> WHAT IS NEEDED:
From the first line of the data down to and including the line with "from matplotlib import pyplot as plt", copy everything exactly, leaving out pictures.

> DATA LINES:
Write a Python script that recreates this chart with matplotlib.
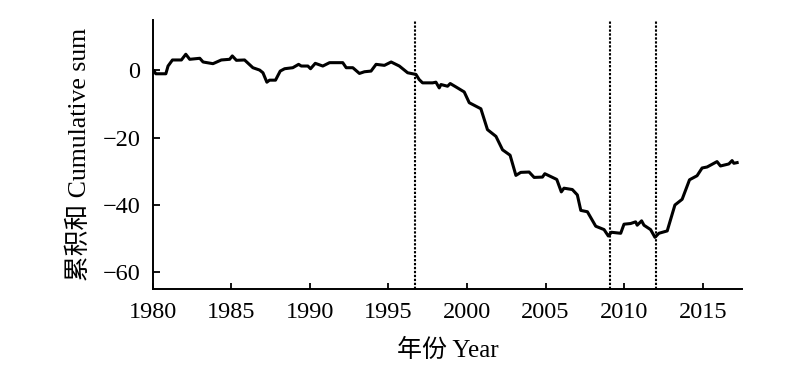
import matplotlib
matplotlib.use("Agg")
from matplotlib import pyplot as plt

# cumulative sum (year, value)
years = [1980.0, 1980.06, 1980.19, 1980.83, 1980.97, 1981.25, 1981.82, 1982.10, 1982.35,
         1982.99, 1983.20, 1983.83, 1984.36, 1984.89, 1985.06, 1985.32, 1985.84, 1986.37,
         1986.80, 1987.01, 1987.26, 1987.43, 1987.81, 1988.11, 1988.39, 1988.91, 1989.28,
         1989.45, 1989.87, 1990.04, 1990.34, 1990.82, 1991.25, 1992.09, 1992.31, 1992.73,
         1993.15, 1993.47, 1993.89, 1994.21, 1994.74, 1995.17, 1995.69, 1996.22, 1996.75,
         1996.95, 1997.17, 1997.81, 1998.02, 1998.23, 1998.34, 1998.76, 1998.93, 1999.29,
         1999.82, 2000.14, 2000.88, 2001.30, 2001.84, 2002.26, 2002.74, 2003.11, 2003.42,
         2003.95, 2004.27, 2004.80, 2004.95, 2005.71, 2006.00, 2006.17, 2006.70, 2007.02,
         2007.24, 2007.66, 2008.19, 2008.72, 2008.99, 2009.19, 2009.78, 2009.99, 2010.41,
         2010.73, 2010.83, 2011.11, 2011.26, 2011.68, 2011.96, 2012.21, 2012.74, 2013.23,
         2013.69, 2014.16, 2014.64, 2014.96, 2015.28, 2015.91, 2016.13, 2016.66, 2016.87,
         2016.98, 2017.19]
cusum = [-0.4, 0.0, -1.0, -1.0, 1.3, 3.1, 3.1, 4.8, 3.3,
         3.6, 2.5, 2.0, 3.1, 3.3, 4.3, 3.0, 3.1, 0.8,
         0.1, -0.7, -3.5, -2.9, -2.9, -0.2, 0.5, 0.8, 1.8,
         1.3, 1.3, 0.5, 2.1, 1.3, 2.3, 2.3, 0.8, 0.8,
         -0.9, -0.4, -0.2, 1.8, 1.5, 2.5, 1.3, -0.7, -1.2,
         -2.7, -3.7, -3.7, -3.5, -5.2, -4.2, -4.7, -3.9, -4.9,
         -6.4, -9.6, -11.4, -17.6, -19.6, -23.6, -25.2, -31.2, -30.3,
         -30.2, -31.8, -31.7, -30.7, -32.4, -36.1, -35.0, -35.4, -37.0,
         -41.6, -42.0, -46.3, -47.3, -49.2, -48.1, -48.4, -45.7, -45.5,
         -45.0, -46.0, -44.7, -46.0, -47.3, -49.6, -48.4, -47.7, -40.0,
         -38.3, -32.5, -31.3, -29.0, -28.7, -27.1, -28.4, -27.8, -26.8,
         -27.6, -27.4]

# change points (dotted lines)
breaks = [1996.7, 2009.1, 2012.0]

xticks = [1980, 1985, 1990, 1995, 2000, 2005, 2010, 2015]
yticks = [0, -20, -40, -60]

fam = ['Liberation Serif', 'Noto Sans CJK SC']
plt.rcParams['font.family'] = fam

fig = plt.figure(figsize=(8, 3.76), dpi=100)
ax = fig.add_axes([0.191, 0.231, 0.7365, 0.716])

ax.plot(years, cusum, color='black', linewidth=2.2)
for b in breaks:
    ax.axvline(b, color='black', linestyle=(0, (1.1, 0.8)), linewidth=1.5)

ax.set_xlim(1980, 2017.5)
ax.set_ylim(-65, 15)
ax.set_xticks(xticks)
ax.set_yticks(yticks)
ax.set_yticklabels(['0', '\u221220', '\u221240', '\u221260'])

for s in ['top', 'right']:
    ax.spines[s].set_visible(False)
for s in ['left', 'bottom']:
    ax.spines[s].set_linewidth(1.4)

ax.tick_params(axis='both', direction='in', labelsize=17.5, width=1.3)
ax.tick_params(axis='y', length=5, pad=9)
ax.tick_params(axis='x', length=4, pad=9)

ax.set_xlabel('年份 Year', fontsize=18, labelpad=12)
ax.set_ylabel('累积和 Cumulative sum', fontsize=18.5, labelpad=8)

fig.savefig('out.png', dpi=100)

> TASK RESULT:
Write a Python script that recreates this chart with matplotlib.
import matplotlib
matplotlib.use("Agg")
from matplotlib import pyplot as plt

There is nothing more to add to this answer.